Injection of CRISPR/Cas9 RNA into mouse embryos, a service now available at Emory, enables rapid generation of genetically altered mice. Image courtesy of Karolina Piotrowska-Nitsche.

On Friday, March 25, 12 - 2 pm in School of Medicine 178P, talks from core director Tamara Caspary, as well as Emory partners, will explore CRISPR/Cas9 gene targeting capabilities. This is part of a series of events this week highlighting what Emory's core facilitites offer. More here.

The CRISPR/Cas9 gene editing system has received a wave of attention in the last few years. Behind the glossy magazine stories and the bioethics summits, CRISPR/Cas9 is a set of tools that scientists can use to make precise changes in the DNA of living cells.

Researchers who work with mice to model human disease have enthusiastically taken up these tools. Projects that may have taken years using older techniques, such as examining the effects of disrupting several genes at once, now take just a couple months. It’s also easier to produce more subtle changes, like tweaking just a few DNA letters in a gene in a way that simulates a variation found in humans.

The Emory Transgenic Mouse and Gene Targeting Core, one of the Emory Integrated Core Facilities, is now making these techniques available to the research community as a paid service in partnership with Sigma/Millipore. Genetically altered mice can be generated in Emory’s specific pathogen free/viral antibody free facility and delivered to the investigator.

“The Emory Transgenic Mouse and Gene Targeting Core is a state-of-the-art facility that has an outstanding track record in the production of genetically altered mice for investigators at Emory and outside institutions, within and outside of Georgia,” says Tamara Caspary, PhD, the core’s scientific director and associate professor of human genetics at Emory University School of Medicine.

“We have invested institutional funds and worked closely with Dr. Caspary to develop this capability at Emory, in order to help our investigators advance their research,” says Michael E. Zwick, PhD, assistant vice president for research in the Woodruff Health Sciences Center and assistant dean of research in the School of Medicine.

The Transgenic Mouse and Gene Targeting Core, in operation since 2001, provides a range of services to aid in the generation, transfer or preservation of genetically altered mice. In addition to CRISPR/Cas9 injection, examples include standard and BAC (bacterial artificial chromosome) transgenics, blastocyst injection, in vitro fertilization, embryo re-derivation and embryo or sperm cryopreservation.

Christopher Raymond, PhD, recently joined the Transgenic Mouse and Gene Targeting Core as associate director. He has experience in mouse genetics at University of Minnesota, Fred Hutchinson Cancer Research Center and Merck Research Labs.

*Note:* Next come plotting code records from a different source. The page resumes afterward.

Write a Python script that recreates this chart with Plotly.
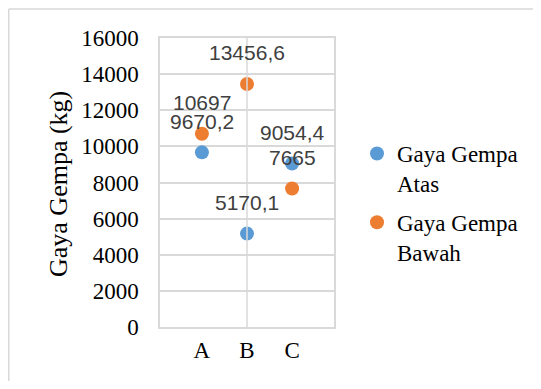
import plotly.graph_objects as go

categories = ["A", "B", "C"]
atas = [9670.2, 5170.1, 9054.4]
bawah = [10697, 13456.6, 7665]
series_names = ["Gaya Gempa<br>Atas", "Gaya Gempa<br>Bawah"]
y_ticks = [0, 2000, 4000, 6000, 8000, 10000, 12000, 14000, 16000]
y_title = "Gaya Gempa (kg)"

colors = ["#5B9BD5", "#ED7D31"]
xs = list(range(len(categories)))

def fmt(v):
    return f"{v:g}".replace(".", ",")

# page body has an 8px margin; layout in screen pixels, converted below
OFF = 8
L, R, T, B = 160, 334, 38, 327
W, H = 541 - 2 * OFF, 389 - 2 * OFF
pw, ph = R - L, B - T
def px(x):
    return (x - L) / pw
def py(y):
    return (B - y) / ph

fig = go.Figure()
for i, (name, vals) in enumerate(zip(series_names, [atas, bawah])):
    fig.add_trace(go.Scatter(
        x=xs, y=vals, mode="markers", name=name,
        marker=dict(color=colors[i], size=14),
        legendgroup=f"g{i}",
    ))
    for x, v in zip(xs, vals):
        fig.add_annotation(x=x, y=v, text=fmt(v), showarrow=False, yshift=31,
                           font=dict(family="Liberation Sans", size=21, color="#404040"))

fig.add_annotation(xref="paper", yref="paper", x=px(58), y=py(184), text=y_title,
                   textangle=-90, showarrow=False, xanchor="center", yanchor="middle",
                   font=dict(family="Liberation Serif", size=26, color="black"))

grid = "#d9d9d9"
fig.add_shape(type="line", xref="x", yref="paper", x0=1, x1=1, y0=0, y1=1,
              line=dict(color=grid, width=1.5))
fig.add_shape(type="line", xref="paper", yref="paper", x0=px(OFF + 0.75), x1=px(545), y0=py(9), y1=py(9),
              line=dict(color=grid, width=1.5))
fig.add_shape(type="line", xref="paper", yref="paper", x0=px(OFF + 0.75), x1=px(OFF + 0.75), y0=py(9), y1=py(395),
              line=dict(color=grid, width=1.5))

fig.update_layout(
    width=W, height=H,
    margin=dict(l=L - OFF, r=W - (R - OFF), t=T - OFF, b=H - (B - OFF), autoexpand=False),
    plot_bgcolor="white", paper_bgcolor="white",
    font=dict(family="Liberation Serif", size=23, color="black"),
    legend=dict(x=px(357), y=py(132), xanchor="left", yanchor="top",
                font=dict(family="Liberation Serif", size=23, color="black"),
                tracegroupgap=6, traceorder="grouped", itemwidth=30, valign="top"),
    showlegend=True,
)
fig.update_xaxes(range=[-0.93, 2.93], tickvals=xs, ticktext=categories, showgrid=False,
                 showline=True, linecolor=grid, linewidth=1.5, mirror=True, automargin=False,
                 ticks="outside", ticklen=2, tickcolor="rgba(0,0,0,0)", zeroline=False)
fig.update_yaxes(range=[0, 16000], tickvals=y_ticks, ticktext=[str(t) for t in y_ticks],
                 showgrid=True, gridcolor=grid, gridwidth=1.5, automargin=False,
                 showline=True, linecolor=grid, linewidth=1.5, mirror=True,
                 ticks="outside", ticklen=15, tickcolor="rgba(0,0,0,0)", zeroline=False)

fig.write_html("out.html")
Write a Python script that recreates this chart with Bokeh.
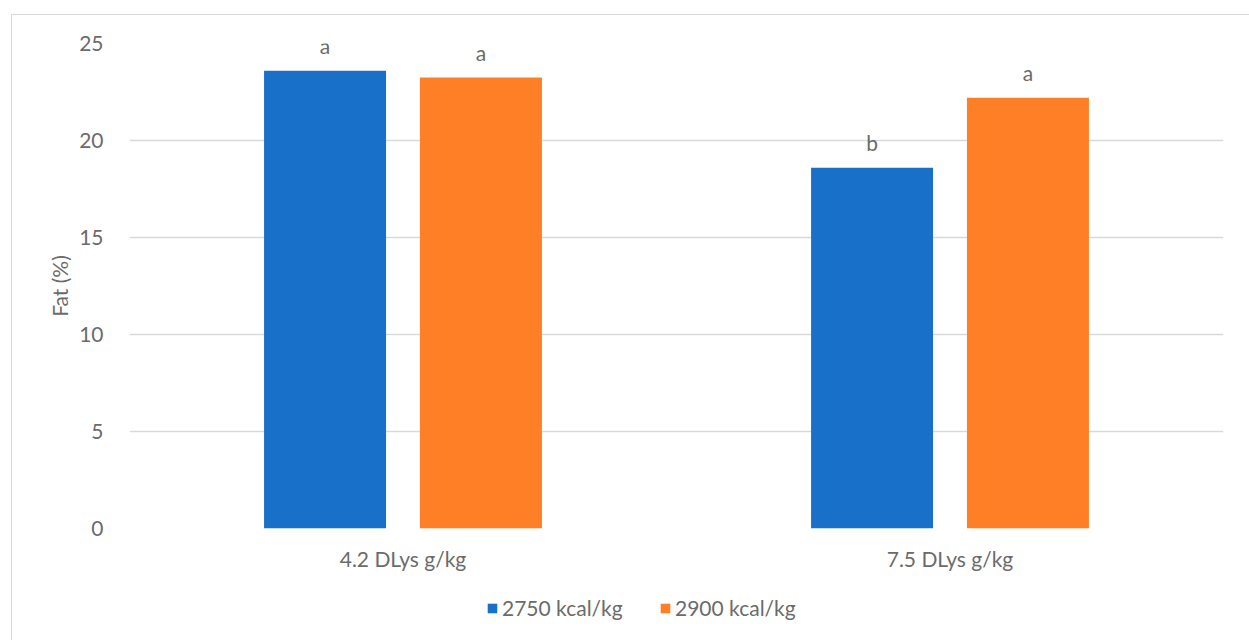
from bokeh.plotting import figure
from bokeh.layouts import column
from bokeh.models import ColumnDataSource, FactorRange, Legend, LegendItem, Range1d
from bokeh.transform import dodge
from bokeh.core.properties import value
from bokeh.embed import file_html
from bokeh.resources import INLINE

# Fat content by digestible lysine level and dietary energy
categories = ["4.2 DLys g/kg", "7.5 DLys g/kg"]
series_names = ["2750 kcal/kg", "2900 kcal/kg"]
fat_2750 = [23.6, 18.6]
fat_2900 = [23.25, 22.2]
sig_2750 = ["a", "b"]
sig_2900 = ["a", "a"]
y_ticks = [0, 5, 10, 15, 20, 25]

BLUE = "#1870C8"
ORANGE = "#FF7F27"
TEXT = "#6b6b6b"
GRID = "#d9d9d9"
FONT = "Lato"
FS = "21px"

src = ColumnDataSource(dict(cat=categories, f2750=fat_2750, f2900=fat_2900,
                            s2750=sig_2750, s2900=sig_2900))

p = figure(width=1238, height=580, x_range=FactorRange(*categories),
           y_range=Range1d(0, 25), output_backend="svg", toolbar_location=None,
           min_border_left=117, min_border_right=27, min_border_top=28,
           min_border_bottom=67, outline_line_color=None)

off = 0.1425
bw = 0.223
p.vbar(x=dodge("cat", -off, range=p.x_range), top="f2750", width=bw,
       source=src, color=BLUE, line_color=None)
p.vbar(x=dodge("cat", off, range=p.x_range), top="f2900", width=bw,
       source=src, color=ORANGE, line_color=None)

# significance letters above each bar
for xoff, col, lab in [(-off, "f2750", "s2750"), (off, "f2900", "s2900")]:
    p.text(x=dodge("cat", xoff, range=p.x_range), y=col, text=lab, source=src,
           text_align="center", text_baseline="alphabetic", y_offset=-25,
           text_font=value(FONT), text_font_size=FS, text_color=TEXT)

# axes
p.yaxis.ticker = y_ticks
p.yaxis.axis_line_color = None
p.yaxis.major_tick_line_color = None
p.yaxis.minor_tick_line_color = None
p.yaxis.major_label_standoff = 20
p.yaxis.major_label_text_font = FONT
p.yaxis.major_label_text_font_size = FS
p.yaxis.major_label_text_color = TEXT
p.yaxis.axis_label = "Fat (%)"
p.yaxis.axis_label_text_font = FONT
p.yaxis.axis_label_text_font_size = FS
p.yaxis.axis_label_text_font_style = "normal"
p.yaxis.axis_label_text_color = TEXT
p.yaxis.axis_label_standoff = 4

p.xaxis.axis_line_color = None
p.xaxis.major_tick_line_color = None
p.xaxis.minor_tick_line_color = None
p.xaxis.major_label_standoff = 11
p.xaxis.major_label_text_font = FONT
p.xaxis.major_label_text_font_size = FS
p.xaxis.major_label_text_color = TEXT

p.xgrid.grid_line_color = None
p.ygrid.grid_line_color = GRID
p.ygrid.grid_line_width = 1.5
p.x_range.range_padding = 0.0
p.x_range.group_padding = 0.0

# legend strip underneath the chart; the key renderers are zero-size bars
leg = figure(width=1238, height=46, x_range=Range1d(0, 1), y_range=Range1d(0, 1),
             output_backend="svg", toolbar_location=None, min_border=0,
             outline_line_color=None)
leg.axis.visible = False
leg.grid.visible = False
key_src = ColumnDataSource(dict(x=[0.5], top=[0.0]))
k1 = leg.vbar(x="x", top="top", width=0, source=key_src, color=BLUE, line_color=None)
k2 = leg.vbar(x="x", top="top", width=0, source=key_src, color=ORANGE, line_color=None)

legend = Legend(items=[LegendItem(label=series_names[0], renderers=[k1]),
                       LegendItem(label=series_names[1], renderers=[k2])],
                orientation="horizontal", location=(357, 21),
                label_text_font=FONT, label_text_font_size=FS,
                label_text_color=TEXT, glyph_width=12, glyph_height=12,
                label_standoff=4, label_width=130, spacing=27,
                border_line_color=None, background_fill_alpha=0,
                padding=0, margin=0)
leg.add_layout(legend, "center")

layout = column(p, leg, spacing=0, margin=(14, 0, 0, 11),
                styles={"border-top": "1px solid #d9d9d9",
                        "border-left": "1px solid #d9d9d9"})

open("out.html", "w").write(file_html(layout, INLINE))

An example of a recently completed CRISPR/Cas9 project: mice that have variations in a gene that controls inflammation, with the variants matching those observed in humans. A similar project produced a mouse with a variant of an adhesion molecule that affects vascular function.

Sigma/Millipore is a partner of the Emory Mouse Core, engaged in producing targeting RNAs at the purity necessary for injection of mouse embryos, as well as testing the RNAs’ ability to guide gene editing in cell culture. Prices and more detailed technical information are available on the Core’s Web site.